● **Extracted data**:
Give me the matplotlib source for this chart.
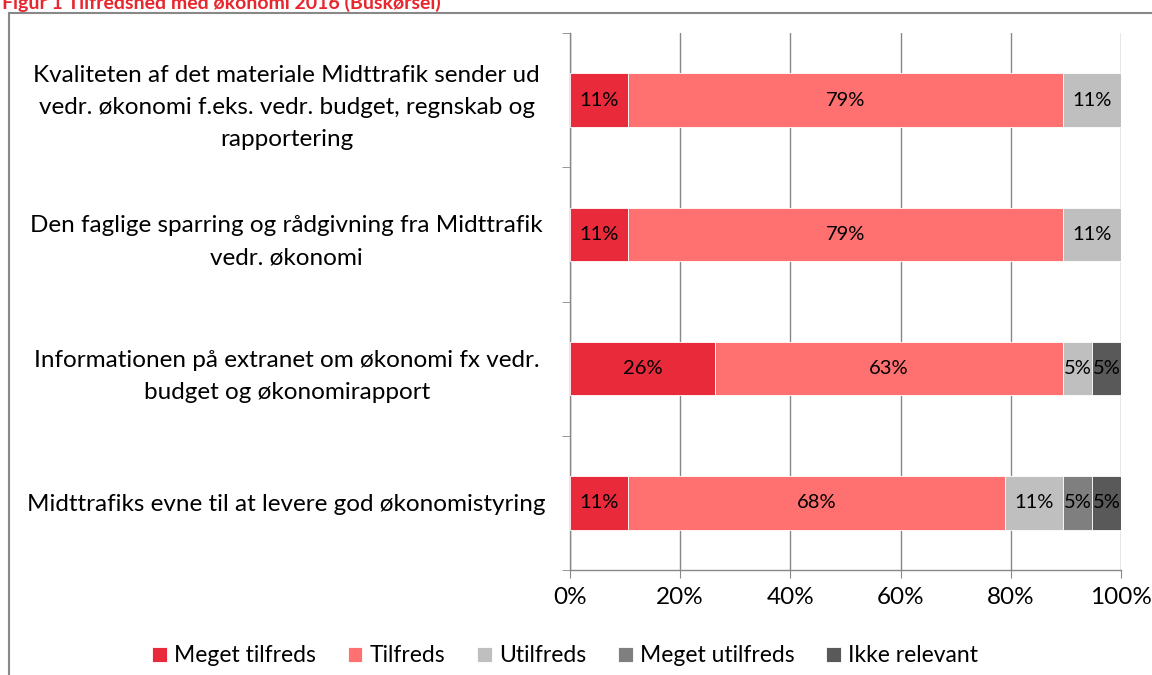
import numpy as np
import matplotlib
matplotlib.use("Agg")
import matplotlib.pyplot as plt
from matplotlib.patches import Rectangle

plt.rcParams['font.family'] = ['Lato', 'DejaVu Sans']

questions = [
    "Kvaliteten af det materiale Midttrafik sender ud\nvedr. økonomi f.eks. vedr. budget, regnskab og\nrapportering",
    "Den faglige sparring og rådgivning fra Midttrafik\nvedr. økonomi",
    "Informationen på extranet om økonomi fx vedr.\nbudget og økonomirapport",
    "Midttrafiks evne til at levere god økonomistyring",
]
series_names = ["Meget tilfreds", "Tilfreds", "Utilfreds", "Meget utilfreds", "Ikke relevant"]
meget_tilfreds = [10.53, 10.53, 26.32, 10.53]
tilfreds = [78.95, 78.95, 63.16, 68.42]
utilfreds = [10.53, 10.53, 5.26, 10.53]
meget_utilfreds = [0, 0, 0, 5.26]
ikke_relevant = [0, 0, 5.26, 5.26]
colors = ["#E92A3A", "#FF7070", "#BFBFBF", "#7F7F7F", "#595959"]

values = [meget_tilfreds, tilfreds, utilfreds, meget_utilfreds, ikke_relevant]

fig = plt.figure(figsize=(11.52, 6.75), dpi=100)
ax = fig.add_axes([570/1152, 1 - 570/675, 551/1152, 537/675])

y = np.arange(len(questions))
left = np.zeros(len(questions))
for name, vals, c in zip(series_names, values, colors):
    vals = np.array(vals)
    bars = ax.barh(y, vals, left=left, height=0.4, color=c, edgecolor="white",
                   linewidth=0.6, label=name, zorder=3)
    for b, v in zip(bars, vals):
        if v > 0:
            ax.text(b.get_x() + b.get_width() / 2, b.get_y() + b.get_height() / 2,
                    f"{v:.0f}%", ha="center", va="center", fontsize=14.5, color="black", zorder=4)
    left += vals

ax.set_xlim(0, 100)
ax.set_ylim(len(questions) - 0.5, -0.5)
ax.set_xticks(np.arange(0, 101, 20))
ax.set_xticklabels([f"{t}%" for t in range(0, 101, 20)], fontsize=17.5)
ax.set_yticks(y)
ax.set_yticklabels(questions, fontsize=17.5, ha="center", linespacing=1.65)
ax.tick_params(axis="y", length=0, pad=204)
ax.set_yticks(np.arange(-0.5, len(questions)), minor=True)
ax.tick_params(axis="y", which="minor", length=6, color="#888888", direction="out")
ax.tick_params(axis="x", length=6, color="#888888", direction="out", pad=6)
ax.grid(axis="x", color="#888888", linewidth=1, zorder=0)
for s in ["top", "right"]:
    ax.spines[s].set_visible(False)
for s in ["left", "bottom"]:
    ax.spines[s].set_color("#888888")
    ax.spines[s].set_linewidth(1)

fig.legend(loc="center", bbox_to_anchor=(565/1152, 1 - 656/675), ncol=5, frameon=False,
           fontsize=16.5, handlelength=0.65, handleheight=0.65, handletextpad=0.3, columnspacing=1.4)

fig.patches.append(Rectangle((9/1152, -0.1), 1.2, 1 - 13/675 + 0.1, transform=fig.transFigure,
                             fill=False, edgecolor="#888888", linewidth=1.5))
fig.text(2/1152, 1 - 9/675, "Figur 1 Tilfredshed med økonomi 2016 (Buskørsel)", color="#E8262D",
         fontsize=14, fontweight="bold", va="baseline", ha="left")

fig.savefig("out.png", dpi=100)
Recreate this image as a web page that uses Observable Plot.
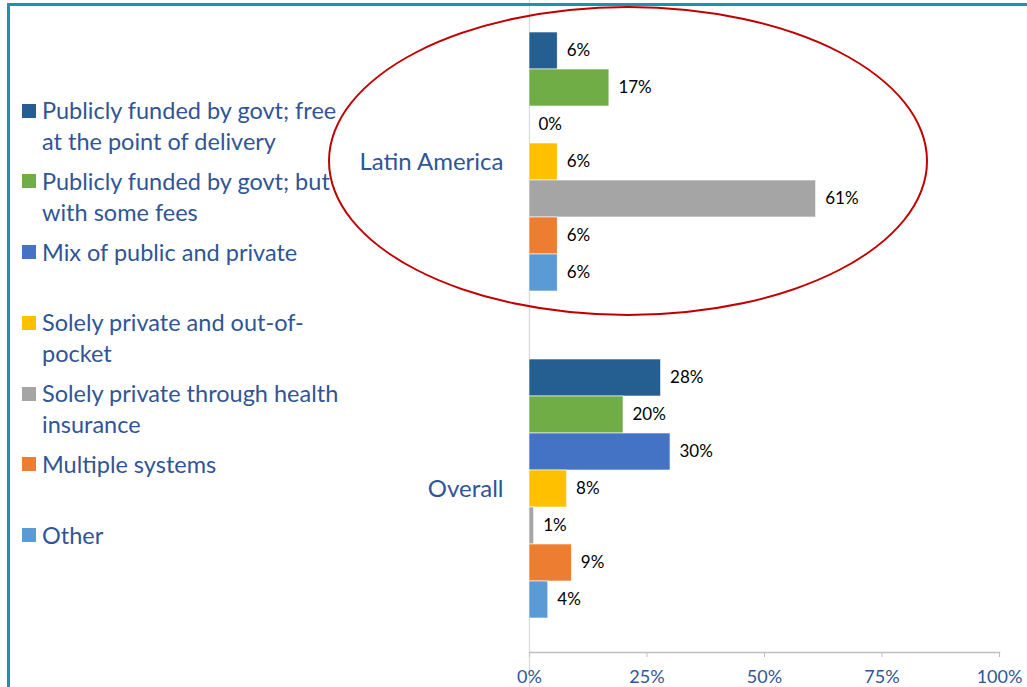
<!DOCTYPE html>
<html>
<head>
<meta charset="utf-8">
<script src="https://cdn.jsdelivr.net/npm/d3@7"></script>
<script src="https://cdn.jsdelivr.net/npm/@observablehq/plot@0.6"></script>
<style>
  html, body { margin: 0; padding: 0; background: #fff; }
  #wrap { position: relative; width: 1027px; height: 687px; overflow: hidden; font-family: Lato, "Open Sans", sans-serif; }
  #frame { position: absolute; left: 7px; top: 3px; width: 1040px; height: 720px; border-top: 3px solid #1595B2; border-left: 3px solid #1595B2; box-sizing: border-box; pointer-events: none; }
  #legend { position: absolute; left: 22px; top: 95px; color: #2F5597; font-size: 23.5px; line-height: 31px; }
  .item { display: flex; align-items: flex-start; height: 70.8px; }
  .sw { width: 14px; height: 14px; margin-top: 8.5px; margin-right: 6px; flex: none; }
  .lab { white-space: pre; }
  #ellipse { position: absolute; left: 328px; top: 6px; width: 600px; height: 310px; border: 2.5px solid #C00000; border-radius: 50%; box-sizing: border-box; pointer-events: none; }
  #chart { position: absolute; left: 0; top: 0; }
</style>
</head>
<body>
<div id="wrap">
  <div id="chart"></div>
  <div id="legend"></div>
  <div id="ellipse"></div>
  <div id="frame"></div>
</div>
<script>
const groups = ["Latin America", "Overall"];
const categories = [
  "Publicly funded by govt; free at the point of delivery",
  "Publicly funded by govt; but with some fees",
  "Mix of public and private",
  "Solely private and out-of-pocket",
  "Solely private through health insurance",
  "Multiple systems",
  "Other"
];
const legendLabels = [
  "Publicly funded by govt; free\nat the point of delivery",
  "Publicly funded by govt; but\nwith some fees",
  "Mix of public and private",
  "Solely private and out-of-\npocket",
  "Solely private through health\ninsurance",
  "Multiple systems",
  "Other"
];
const colors = ["#255E91", "#70AD47", "#4472C4", "#FFC000", "#A5A5A5", "#ED7D31", "#5B9BD5"];
const latinAmerica = [6, 17, 0, 6, 61, 6, 6];
const overall = [28, 20, 30, 8, 1, 9, 4];
const xTicks = [0, 25, 50, 75, 100];

const data = [];
categories.forEach((c, i) => data.push({group: groups[0], category: c, value: latinAmerica[i]}));
categories.forEach((c, i) => data.push({group: groups[1], category: c, value: overall[i]}));

const textColor = "#2F5597";

const chart = Plot.plot({
  width: 1027,
  height: 687,
  marginLeft: 529,
  marginRight: 28,
  marginTop: -2,
  marginBottom: 35,
  style: {fontFamily: "Lato, 'Open Sans', sans-serif", background: "transparent"},
  x: {domain: [0, 100]},
  y: {domain: categories, paddingInner: 0, paddingOuter: 0.9, axis: null},
  fy: {domain: groups, padding: 0},
  color: {domain: categories, range: colors},
  marks: [
    Plot.ruleX([0], {stroke: "#D9D9D9", strokeWidth: 1.2, insetTop: -40, insetBottom: -40}),
    Plot.barX(data, {x: "value", y: "category", fy: "group", fill: "category", stroke: "white", strokeWidth: 0.6}),
    Plot.text(data, {x: "value", y: "category", fy: "group", text: d => d.value + "%", textAnchor: "start", dx: 9, fontSize: 17, fill: "black"}),
    Plot.frame({anchor: "bottom", facetAnchor: "bottom", stroke: "#BFBFBF", strokeWidth: 1.5}),
    Plot.axisX({anchor: "bottom", ticks: xTicks, tickFormat: d => d + "%", tickSize: 5, tickPadding: 13, stroke: "#BFBFBF", fill: textColor, fontSize: 18, label: null}),
    Plot.axisFy({anchor: "left", tickSize: 0, tickPadding: 26, fill: textColor, fontSize: 24, label: null})
  ]
});
document.getElementById("chart").appendChild(chart);

const legend = document.getElementById("legend");
legendLabels.forEach((l, i) => {
  const item = document.createElement("div");
  item.className = "item";
  const sw = document.createElement("div");
  sw.className = "sw";
  sw.style.background = colors[i];
  const lab = document.createElement("div");
  lab.className = "lab";
  lab.textContent = l;
  item.appendChild(sw);
  item.appendChild(lab);
  legend.appendChild(item);
});
</script>
</body>
</html>
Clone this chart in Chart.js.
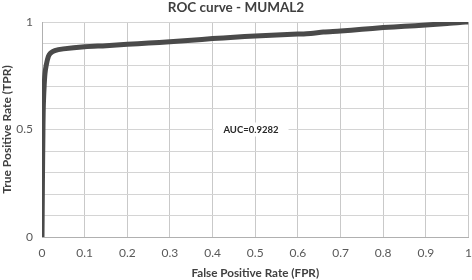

● **Problem to work on**: Gather all lines of the records that include the word "matplotlib".

● **Output below**:
Give me the matplotlib source for this chart.
import matplotlib
matplotlib.use("Agg")
import matplotlib.pyplot as plt
from matplotlib.patches import Rectangle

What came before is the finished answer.